Infrequently, the FLRA handles other types of cases that are described further below.
General Statements of Policy or Guidance
The head of an agency (or designee), the national president of a labor organization (or designee), or the president of a labor organization that is not affiliated with a national organization (or designee) may separately or jointly ask the Authority for a general statement of policy or guidance.
The head of any lawful association that is not qualified as a labor organization may also ask the Authority for such a statement, provided that the request does not conflict with the provisions of the Federal Service Labor-Management Relations Statute or other law.
For more details regarding requests for general statements of policy or guidance, see 5 C.F.R. Part 2427.
Enforcement of Standards-of-Conduct Decisions and Orders of the Assistant Secretary of Labor for Labor-Management Relations
Section 7120 of the Federal Service Labor-Management Relations Statute sets forth standards of conduct for federal-sector labor organizations. Section 7120(d) directs the Department of Labor’s Assistant Secretary for Labor-Management Relations (Assistant Secretary) to prescribe regulations to carry out the purposes of § 7120. Those regulations may be found at 29 C.F.R. Chapter IV, and the Authority’s related regulations may be found at 5 C.F.R. Part 2428.
Section 2428.2 of the Authority’s Regulations provides that the Assistant Secretary (now the Director of the Office of Labor-Management Standards) may petition the Authority to enforce any Assistant Secretary decision and order in a standards-of-conduct case. For more information regarding these types of cases, consult the regulations cited above.
Referral of Policy Questions to the Authority by the FLRA’s General Counsel, the Assistant Secretary of Labor for Labor-Management Relations, or the Federal Service Impasses Panel
The FLRA’s General Counsel, the Assistant Secretary of Labor for Labor-Management Relations, or the Federal Service Impasses Panel may refer to the Authority, for review and decision or general ruling, any case that involves a major policy issue that arises in a proceeding before any of them. For more information, see 5 C.F.R. § 2429.4.
Petitions for Amendments to Regulations
Any interested person may petition the Authority or the FLRA’s General Counsel, in writing, for amendments to the FLRA’s Regulations. The petition must identify the portion of the FLRA's Regulations involved and provide the specific wording of the proposed amendment, as well as the reasons in support of the petition. See 5 C.F.R. § 2429.28.
Petitions Regarding National Consultation Rights and Consultation Rights on Government-Wide Rules or Regulations
Under 5 U.S.C. § 7113 of the Statute, agencies must grant “national consultation rights” to labor organizations that meet certain criteria. Issues related to a labor organization’s eligibility for, or continuation of, national consultation rights may be referred to the FLRA. For more information on these types of cases, see 5 U.S.C. § 7113 and 5 C.F.R. Part 2426.

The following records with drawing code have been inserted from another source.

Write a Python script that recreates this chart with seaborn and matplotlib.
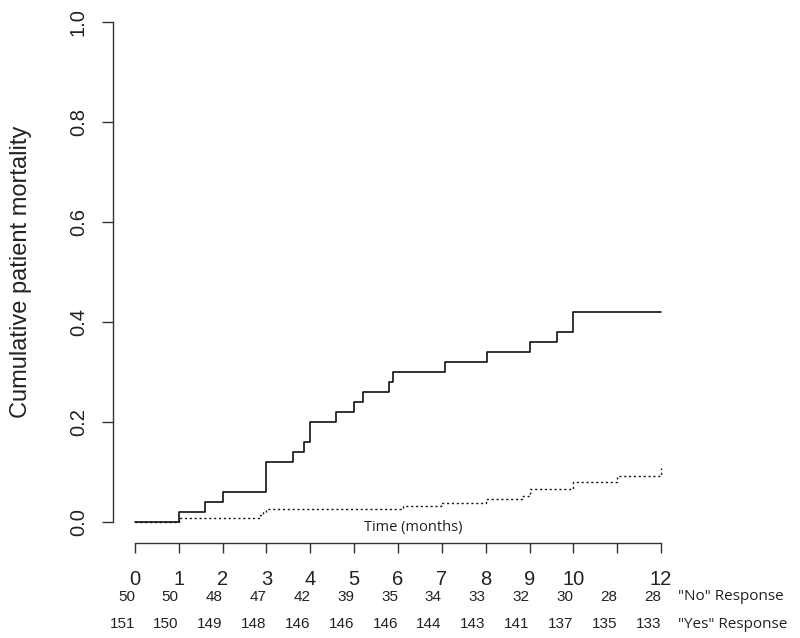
import matplotlib
matplotlib.use("Agg")
import matplotlib.pyplot as plt
from matplotlib import transforms
import seaborn as sns
import pandas as pd

# cumulative mortality, "No" response group (solid)
no_months = [0, 1.0, 1.6, 2.0, 3.0, 3.6, 3.86, 4.0, 4.58, 5.0, 5.2, 5.79, 5.89,
             7.08, 8.03, 9.0, 9.62, 10.0, 12.0]
no_mortality = [0, 0.02, 0.04, 0.06, 0.12, 0.14, 0.16, 0.20, 0.22, 0.24, 0.26,
                0.28, 0.30, 0.32, 0.34, 0.36, 0.38, 0.42, 0.42]

# cumulative mortality, "Yes" response group (dotted)
yes_months = [0, 1.0, 2.86, 2.93, 3.0, 6.11, 6.98, 8.01, 8.83, 9.0, 10.0, 11.0, 12.0]
yes_mortality = [0, 0.0066, 0.0132, 0.0199, 0.0250, 0.031, 0.038, 0.045, 0.052,
                 0.066, 0.079, 0.092, 0.107]

# x axis and numbers at risk
tick_months = list(range(13))
tick_labels = ["0", "1", "2", "3", "4", "5", "6", "7", "8", "9", "10", "", "12"]
at_risk_no = [50, 50, 48, 47, 42, 39, 35, 34, 33, 32, 30, 28, 28]
at_risk_yes = [151, 150, 149, 148, 146, 146, 146, 144, 143, 141, 137, 135, 133]

sns.set_theme(style="ticks")
plt.rcParams["font.family"] = ["Liberation Sans", "DejaVu Sans"]

fig = plt.figure(figsize=(8, 6.38), dpi=100)
ax = fig.add_axes([0.14125, 0.1489, 0.7125, 0.850])

df_no = pd.DataFrame({"month": no_months, "mortality": no_mortality})
df_yes = pd.DataFrame({"month": yes_months, "mortality": yes_mortality})

sns.lineplot(data=df_no, x="month", y="mortality", ax=ax, color="#111111",
             linewidth=1.2, drawstyle="steps-post", estimator=None)
sns.lineplot(data=df_yes, x="month", y="mortality", ax=ax, color="#111111",
             linewidth=1.0, linestyle=(0, (1.5, 2.0)), drawstyle="steps-post",
             estimator=None)

ax.set_xlim(-0.5, 12.5)
ax.set_ylim(-0.0426, 1.0426)

for side in ["top", "right"]:
    ax.spines[side].set_visible(False)
ax.spines["left"].set_bounds(0, 1)
ax.spines["bottom"].set_bounds(0, 12)
for side in ["left", "bottom"]:
    ax.spines[side].set_color("#333333")
    ax.spines[side].set_linewidth(1.0)

ax.set_xticks(tick_months)
ax.set_xticklabels(tick_labels, fontsize=14.5, color="#222222")
ax.tick_params(axis="x", length=7.5, width=1.0, color="#333333", pad=12)

ax.set_yticks([0, 0.2, 0.4, 0.6, 0.8, 1.0])
ax.set_yticklabels(["0.0", "0.2", "0.4", "0.6", "0.8", "1.0"], fontsize=14.5,
                   color="#222222", rotation=90, va="center")
ax.tick_params(axis="y", length=8, width=1.0, color="#333333", pad=10)

ax.set_xlabel("")
ax.set_ylabel("Cumulative patient mortality", fontsize=17, color="#222222")
ax.yaxis.set_label_coords(-0.142, 0.5)

ax.text(6.35, -0.012, "Time (months)", family=["Open Sans", "DejaVu Sans"],
        fontsize=10.5, color="#222222", ha="center", va="center")

# numbers at risk under the axis
trans = transforms.blended_transform_factory(ax.transData, fig.transFigure)
for m, n_no, n_yes in zip(tick_months, at_risk_no, at_risk_yes):
    ax.text(m, 1 - 597 / 638, str(n_no), transform=trans, ha="right",
            va="center", fontsize=11, color="#222222")
    ax.text(m, 1 - 624 / 638, str(n_yes), transform=trans, ha="right",
            va="center", fontsize=11, color="#222222")

fig.text(678 / 800, 1 - 597 / 638, '"No" Response', family=["Open Sans", "DejaVu Sans"],
         fontsize=11, color="#222222", ha="left", va="center")
fig.text(678 / 800, 1 - 624 / 638, '"Yes" Response', family=["Open Sans", "DejaVu Sans"],
         fontsize=11, color="#222222", ha="left", va="center")

fig.savefig("out.png", dpi=100, facecolor="white")
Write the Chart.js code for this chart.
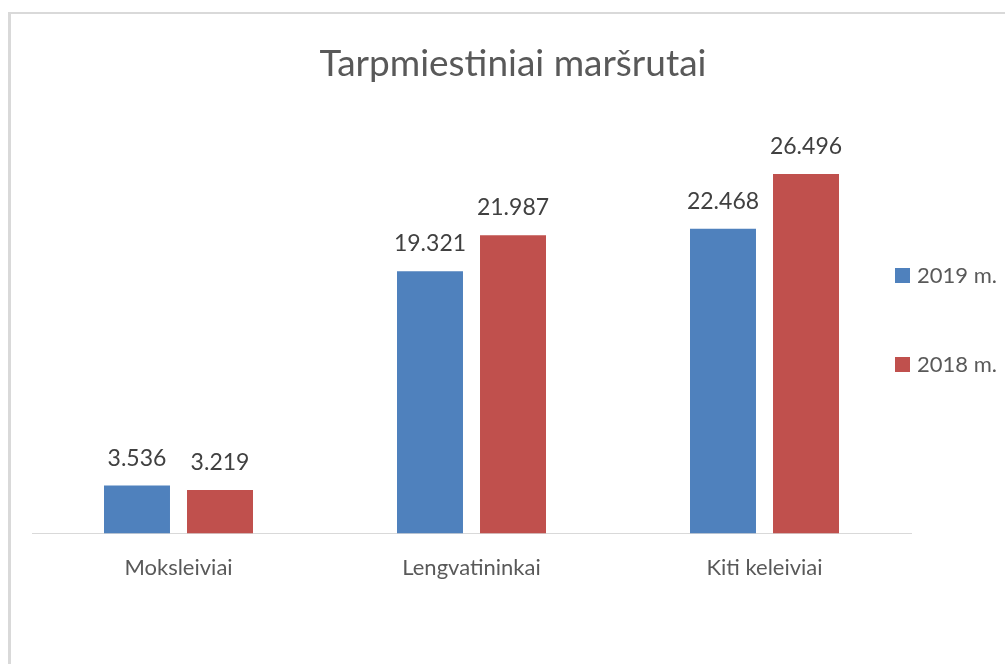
<!DOCTYPE html>
<html>
<head>
<meta charset="utf-8">
<title>Tarpmiestiniai maršrutai</title>
<script src="https://cdn.jsdelivr.net/npm/chart.js@4"></script>
<style>
  html, body { margin: 0; padding: 0; background: #fff; overflow: hidden; }
  #frame { position: absolute; left: 8px; top: 12px; width: 1010px; height: 660px;
           border-left: 3px solid #d9d9d9; border-top: 2px solid #d9d9d9; }
  #wrap { position: relative; width: 1004px; height: 650px; }
</style>
</head>
<body>
<div id="frame"><div id="wrap"><canvas id="chart"></canvas></div></div>
<script>
const categories = ['Moksleiviai', 'Lengvatininkai', 'Kiti keleiviai'];
const seriesNames = ['2019 m.', '2018 m.'];
const values2019 = [3.536, 19.321, 22.468];
const values2018 = [3.219, 21.987, 26.496];
const seriesColors = ['#4F81BD', '#C0504D'];

// value labels above each bar
const valueLabels = {
    id: 'valueLabels',
    afterDatasetsDraw(chart) {
        const ctx = chart.ctx;
        ctx.save();
        ctx.font = '23px Lato';
        ctx.fillStyle = '#404040';
        ctx.textAlign = 'center';
        ctx.textBaseline = 'alphabetic';
        chart.data.datasets.forEach((ds, i) => {
            chart.getDatasetMeta(i).data.forEach((bar, j) => {
                ctx.fillText(ds.data[j].toFixed(3), bar.x, bar.y - 20);
            });
        });
        ctx.restore();
    }
};

// Excel puts the legend a bit over the plot area, nudge it there.
// Text is right aligned, so the right edge sets where it ends.
const legendShift = {
    id: 'legendShift',
    afterLayout(chart) {
        const l = chart.legend;
        l.left -= 83;
        l.right = 986;
        l.top -= 10;
        l.bottom -= 10;
    }
};

const ctx = document.getElementById('chart').getContext('2d');
const chart = new Chart(ctx, {
    type: 'bar',
    data: {
        labels: categories,
        datasets: [
            { label: seriesNames[0], data: values2019, backgroundColor: seriesColors[0] },
            { label: seriesNames[1], data: values2018, backgroundColor: seriesColors[1] }
        ]
    },
    options: {
        responsive: true,
        maintainAspectRatio: false,
        animation: false,
        categoryPercentage: 0.5666,
        barPercentage: 0.795,
        layout: { padding: { left: 0, right: 0, top: 0, bottom: 61 } },
        plugins: {
            title: {
                display: true,
                text: 'Tarpmiestiniai maršrutai',
                color: '#595959',
                font: { family: 'Lato', size: 37, weight: 'normal' },
                padding: { top: 28, bottom: 40 }
            },
            legend: {
                position: 'right',
                fullSize: false,
                maxWidth: 104,
                labels: {
                    boxWidth: 15,
                    boxHeight: 15,
                    padding: 67,
                    textAlign: 'right',
                    color: '#595959',
                    font: { family: 'Lato', size: 22 }
                }
            },
            tooltip: { enabled: false }
        },
        scales: {
            x: {
                grid: { display: false, drawTicks: false, tickLength: 0 },
                border: { display: true, color: '#d9d9d9', width: 1 },
                ticks: { color: '#595959', padding: 21.5, font: { family: 'Lato', size: 22 } }
            },
            y: {
                min: 0,
                max: 30,
                grid: { display: false },
                border: { display: false },
                ticks: { display: false },
                // empty left margin, like the space left of the plot in the original
                afterFit: (scale) => { scale.width = 21; }
            }
        }
    },
    plugins: [valueLabels, legendShift]
});
</script>
</body>
</html>
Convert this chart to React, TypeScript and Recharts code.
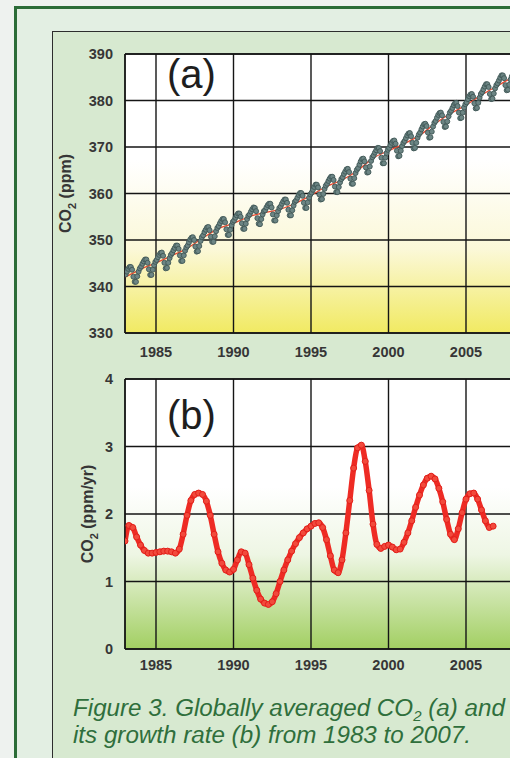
import React from 'react';
import { ComposedChart, Line, XAxis, YAxis, CartesianGrid } from 'recharts';

// monthly globally averaged CO2 (ppm), Jan 1983 .. Dec 2007
const CO2_START = 1983;
const co2Monthly = [
  342.6, 343.2, 343.8, 344.2, 344.2, 343.6, 342.1, 341.0, 341.0, 342.2, 343.2, 343.9,
  344.3, 344.9, 345.4, 345.8, 345.8, 345.1, 343.7, 342.5, 342.5, 343.6, 344.6, 345.3,
  345.7, 346.3, 346.8, 347.2, 347.3, 346.6, 345.1, 343.9, 344.0, 345.1, 346.1, 346.8,
  347.2, 347.8, 348.3, 348.8, 348.8, 348.1, 346.7, 345.5, 345.5, 346.7, 347.7, 348.4,
  348.8, 349.5, 350.1, 350.5, 350.6, 350.0, 348.6, 347.5, 347.6, 348.7, 349.8, 350.6,
  351.0, 351.7, 352.2, 352.7, 352.8, 352.1, 350.7, 349.6, 349.6, 350.8, 351.9, 352.6,
  353.0, 353.6, 354.1, 354.5, 354.5, 353.8, 352.3, 351.1, 351.1, 352.2, 353.2, 353.9,
  354.2, 354.8, 355.3, 355.7, 355.7, 355.0, 353.6, 352.4, 352.4, 353.5, 354.5, 355.2,
  355.5, 356.1, 356.6, 357.0, 356.9, 356.2, 354.7, 353.5, 353.4, 354.5, 355.5, 356.2,
  356.4, 357.0, 357.5, 357.8, 357.8, 357.0, 355.5, 354.2, 354.2, 355.3, 356.2, 356.9,
  357.2, 357.8, 358.3, 358.7, 358.7, 358.0, 356.5, 355.3, 355.3, 356.4, 357.4, 358.2,
  358.5, 359.1, 359.7, 360.1, 360.1, 359.5, 358.0, 356.9, 356.9, 358.1, 359.1, 359.8,
  360.2, 360.8, 361.4, 361.9, 361.9, 361.3, 359.8, 358.7, 358.8, 359.9, 361.0, 361.7,
  362.1, 362.7, 363.2, 363.6, 363.6, 362.9, 361.5, 360.3, 360.3, 361.4, 362.4, 363.1,
  363.5, 364.2, 364.7, 365.2, 365.3, 364.6, 363.2, 362.1, 362.1, 363.3, 364.4, 365.1,
  365.5, 366.2, 366.9, 367.4, 367.5, 366.9, 365.6, 364.5, 364.6, 365.8, 367.0, 367.8,
  368.2, 368.8, 369.3, 369.8, 369.8, 369.1, 367.7, 366.5, 366.5, 367.7, 368.7, 369.4,
  369.8, 370.4, 370.9, 371.3, 371.4, 370.7, 369.2, 368.0, 368.1, 369.2, 370.2, 370.9,
  371.3, 371.9, 372.5, 372.9, 373.0, 372.3, 370.9, 369.7, 369.8, 370.9, 372.0, 372.7,
  373.1, 373.8, 374.4, 374.9, 375.0, 374.5, 373.1, 372.0, 372.1, 373.3, 374.4, 375.2,
  375.6, 376.3, 376.9, 377.3, 377.4, 376.8, 375.4, 374.3, 374.4, 375.5, 376.6, 377.4,
  377.8, 378.4, 379.0, 379.4, 379.5, 378.8, 377.4, 376.2, 376.3, 377.4, 378.5, 379.2,
  379.6, 380.3, 380.9, 381.3, 381.4, 380.8, 379.4, 378.3, 378.4, 379.5, 380.6, 381.4,
  381.8, 382.4, 383.0, 383.5, 383.5, 382.9, 381.4, 380.3, 380.4, 381.5, 382.6, 383.3,
  383.7, 384.3, 384.9, 385.4, 385.4, 384.8, 383.3, 382.2, 382.3, 383.4, 384.5, 385.2,
];

// deseasonalised trend (red line), start of each year
const trendYears = [1983, 1984, 1985, 1986, 1987, 1988, 1989, 1990, 1991, 1992, 1993, 1994, 1995,
  1996, 1997, 1998, 1999, 2000, 2001, 2002, 2003, 2004, 2005, 2006, 2007, 2008];
const trendValues = [342.0, 343.7, 345.1, 346.6, 348.2, 350.4, 352.4, 353.6, 355.0, 355.9, 356.6, 357.9, 359.6,
  361.5, 362.9, 364.9, 367.6, 369.2, 370.7, 372.5, 375.0, 377.2, 379.0, 381.2, 383.1, 385.0];

// growth rate (ppm/yr), quarterly from 1983.0
const GROWTH_START = 1983;
const GROWTH_STEP = 0.25;
const growthRates = [
  1.60, 1.83, 1.80, 1.66, 1.54, 1.46, 1.42, 1.42, 1.43, 1.44, 1.45, 1.45,
  1.44, 1.42, 1.48, 1.70, 1.98, 2.20, 2.29, 2.31, 2.29, 2.19, 1.98, 1.70,
  1.44, 1.27, 1.17, 1.14, 1.18, 1.32, 1.44, 1.42, 1.25, 1.05, 0.87, 0.74,
  0.68, 0.66, 0.70, 0.82, 1.00, 1.17, 1.32, 1.45, 1.56, 1.65, 1.72, 1.78,
  1.82, 1.86, 1.87, 1.80, 1.62, 1.38, 1.17, 1.13, 1.32, 1.72, 2.20, 2.68,
  2.98, 3.02, 2.78, 2.35, 1.85, 1.55, 1.49, 1.52, 1.54, 1.51, 1.47, 1.48,
  1.58, 1.72, 1.90, 2.10, 2.28, 2.43, 2.53, 2.56, 2.52, 2.38, 2.18, 1.92,
  1.70, 1.62, 1.78, 2.02, 2.22, 2.30, 2.31, 2.22, 2.06, 1.90, 1.80, 1.82,
];

const co2Ticks = [330, 340, 350, 360, 370, 380, 390];
const rateTicks = [0, 1, 2, 3, 4];
const majorYears = [1985, 1990, 1995, 2000, 2005];
const minorYears = [1983, 1984, 1985, 1986, 1987, 1988, 1989, 1990, 1991, 1992, 1993, 1994, 1995, 1996,
  1997, 1998, 1999, 2000, 2001, 2002, 2003, 2004, 2005, 2006, 2007, 2008, 2009, 2010];
const X_DOMAIN: [number, number] = [1983, 2010];

const co2Data = co2Monthly.map((v, i) => ({ year: CO2_START + (i + 0.5) / 12, co2: v }));
const trendData = trendYears.map((y, i) => ({ year: y, trend: trendValues[i] }));
const growthData = growthRates.map((v, i) => ({ year: GROWTH_START + i * GROWTH_STEP, rate: v }));

const FONT = '"Liberation Sans", Arial, Helvetica, sans-serif';
const tickStyle = { fontSize: 14.5, fill: '#363636', fontWeight: 'bold', fontFamily: FONT };
const INK = '#151515';

const AxisTitle: React.FC<any> = ({ viewBox, unit, cx }) => {
  const cy = viewBox.y + viewBox.height / 2;
  return (
    <text
      x={cx}
      y={cy}
      transform={`rotate(-90 ${cx} ${cy})`}
      textAnchor="middle"
      fontSize={16}
      fontWeight="bold"
      fill="#363636"
      fontFamily={FONT}
    >
      CO<tspan dy={5} fontSize={11}>2</tspan>
      <tspan dy={-5}> {unit}</tspan>
    </text>
  );
};

const App: React.FC = () => {
  return (
    <div
      style={{
        position: 'fixed',
        left: 0,
        top: 0,
        width: 510,
        height: 758,
        overflow: 'hidden',
        background: '#eef2ef',
        fontFamily: FONT,
      }}
    >
      <div
        style={{
          position: 'absolute',
          left: 14,
          top: 6,
          width: 700,
          height: 900,
          border: '3px solid #2b6c37',
          background: '#e3efe3',
        }}
      />
      <div
        style={{
          position: 'absolute',
          left: 52,
          top: 31,
          width: 700,
          height: 900,
          border: '1.5px solid #2d2d2d',
          background: '#d7e9d0',
        }}
      />

      <div style={{ position: 'absolute', left: 0, top: 0 }}>
        <ComposedChart width={600} height={370} margin={{ top: 54, right: 56.5, left: 65, bottom: 7 }}>
          <defs>
            <linearGradient id="gradA" x1="0" y1="0" x2="0" y2="1">
              <stop offset="0%" stopColor="#ffffff" />
              <stop offset="38%" stopColor="#ffffff" />
              <stop offset="70%" stopColor="#fbf8d8" />
              <stop offset="100%" stopColor="#f1ea62" />
            </linearGradient>
          </defs>
          <CartesianGrid fill="url(#gradA)" stroke={INK} strokeWidth={1.4} verticalPoints={undefined} />
          <XAxis
            dataKey="year"
            type="number"
            domain={X_DOMAIN}
            ticks={majorYears}
            allowDataOverflow
            tickLine={false}
            tickSize={0}
            tickMargin={14}
            axisLine={{ stroke: INK, strokeWidth: 1.4 }}
            tick={tickStyle}
          />
          <XAxis
            xAxisId="top"
            orientation="top"
            mirror
            dataKey="year"
            type="number"
            domain={X_DOMAIN}
            ticks={minorYears}
            tick={false}
            tickSize={4}
            tickLine={{ stroke: INK, strokeWidth: 1.2 }}
            axisLine={{ stroke: INK, strokeWidth: 1.4 }}
          />
          <XAxis
            xAxisId="minor"
            orientation="bottom"
            mirror
            dataKey="year"
            type="number"
            domain={X_DOMAIN}
            ticks={minorYears}
            tick={false}
            tickSize={4}
            tickLine={{ stroke: INK, strokeWidth: 1.2 }}
            axisLine={false}
          />
          <YAxis
            type="number"
            domain={[330, 390]}
            ticks={co2Ticks}
            width={60}
            tickLine={false}
            tickSize={0}
            tickMargin={12}
            axisLine={{ stroke: INK, strokeWidth: 1.4 }}
            tick={tickStyle}
            label={<AxisTitle unit="(ppm)" cx={71} />}
          />
          <Line
            data={co2Data}
            dataKey="co2"
            stroke="none"
            dot={{ r: 2.5, fill: '#6c8584', stroke: '#405756', strokeWidth: 0.9 }}
            isAnimationActive={false}
          />
          <Line
            data={trendData}
            dataKey="trend"
            type="monotone"
            stroke="#e8482e"
            strokeWidth={1.3}
            dot={false}
            isAnimationActive={false}
          />
        </ComposedChart>
      </div>

      <div style={{ position: 'absolute', left: 0, top: 360 }}>
        <ComposedChart width={600} height={330} margin={{ top: 19, right: 56.5, left: 65, bottom: 11 }}>
          <defs>
            <linearGradient id="gradB" x1="0" y1="0" x2="0" y2="1">
              <stop offset="0%" stopColor="#ffffff" />
              <stop offset="40%" stopColor="#ffffff" />
              <stop offset="65%" stopColor="#eef6e4" />
              <stop offset="100%" stopColor="#a2cf62" />
            </linearGradient>
          </defs>
          <CartesianGrid fill="url(#gradB)" stroke={INK} strokeWidth={1.4} />
          <XAxis
            dataKey="year"
            type="number"
            domain={X_DOMAIN}
            ticks={majorYears}
            allowDataOverflow
            tickLine={false}
            tickSize={0}
            tickMargin={11}
            axisLine={{ stroke: INK, strokeWidth: 1.4 }}
            tick={tickStyle}
          />
          <XAxis
            xAxisId="top"
            orientation="top"
            mirror
            dataKey="year"
            type="number"
            domain={X_DOMAIN}
            ticks={minorYears}
            tick={false}
            tickSize={4}
            tickLine={{ stroke: INK, strokeWidth: 1.2 }}
            axisLine={{ stroke: INK, strokeWidth: 1.4 }}
          />
          <XAxis
            xAxisId="minor"
            orientation="bottom"
            mirror
            dataKey="year"
            type="number"
            domain={X_DOMAIN}
            ticks={minorYears}
            tick={false}
            tickSize={4}
            tickLine={{ stroke: INK, strokeWidth: 1.2 }}
            axisLine={false}
          />
          <YAxis
            type="number"
            domain={[0, 4]}
            ticks={rateTicks}
            width={60}
            tickLine={false}
            tickSize={0}
            tickMargin={12}
            axisLine={{ stroke: INK, strokeWidth: 1.4 }}
            tick={tickStyle}
            label={<AxisTitle unit="(ppm/yr)" cx={93} />}
          />
          <Line
            data={growthData}
            dataKey="rate"
            type="monotone"
            stroke="#ee2b24"
            strokeWidth={5.5}
            dot={{ r: 3, fill: '#f24a3c', stroke: '#e21f1a', strokeWidth: 1 }}
            isAnimationActive={false}
          />
        </ComposedChart>
      </div>

      <svg width={510} height={758} style={{ position: 'absolute', left: 0, top: 0, pointerEvents: 'none' }}>
        <text x={167} y={88} fontSize={40} fill="#1e1e1e" fontFamily={FONT}>(a)</text>
        <text x={167} y={429} fontSize={40} fill="#1e1e1e" fontFamily={FONT}>(b)</text>
        <text x={73} y={716} fontSize={24.2} fontStyle="italic" fill="#2f6f3c" fontFamily={FONT}>
          Figure 3. Globally averaged CO<tspan dy={5} fontSize={15}>2</tspan>
          <tspan dy={-5}> (a) and</tspan>
        </text>
        <text x={73} y={743} fontSize={24.2} fontStyle="italic" fill="#2f6f3c" fontFamily={FONT}>
          its growth rate (b) from 1983 to 2007.
        </text>
      </svg>
    </div>
  );
};

export default App;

Foreign Service Labor Relations Board Cases
At 22 U.S.C. § 4106, the Foreign Service Act of 1980 created the Foreign Service Labor Relations Board. This Board administers the labor-management-relations program for Foreign Service employees who work for the Broadcasting Board of Governors, the U.S. Agency for International Development (USAID), and the Departments of State, Agriculture (USDA), and Commerce. The Board consists of three Members. The Chairman of the FLRA serves as the Board’s Chairman, and appoints the other two Members of the Board. The FLRA’s General Counsel serves as the Board’s General Counsel. For more detailed information, see the Board’s regulations at 22 C.F.R. Chapter XIV, Subchapter C.
Foreign Service Impasse Disputes Panel Cases
At 22 U.S.C. § 4110, the Foreign Service Act of 1980 created the Foreign Service Impasse Disputes Panel (the Panel). The Panel assists in resolving negotiation impasses that arise in the course of collective bargaining in the Foreign Service. The Panel is composed of five Members, including one Member of the Federal Service Impasses Panel (FSIP). The FLRA's Chairman selects all five Members of the Panel. For more detailed information, see the Panel’s regulations at 22 C.F.R. Chapter XIV, Subchapter D.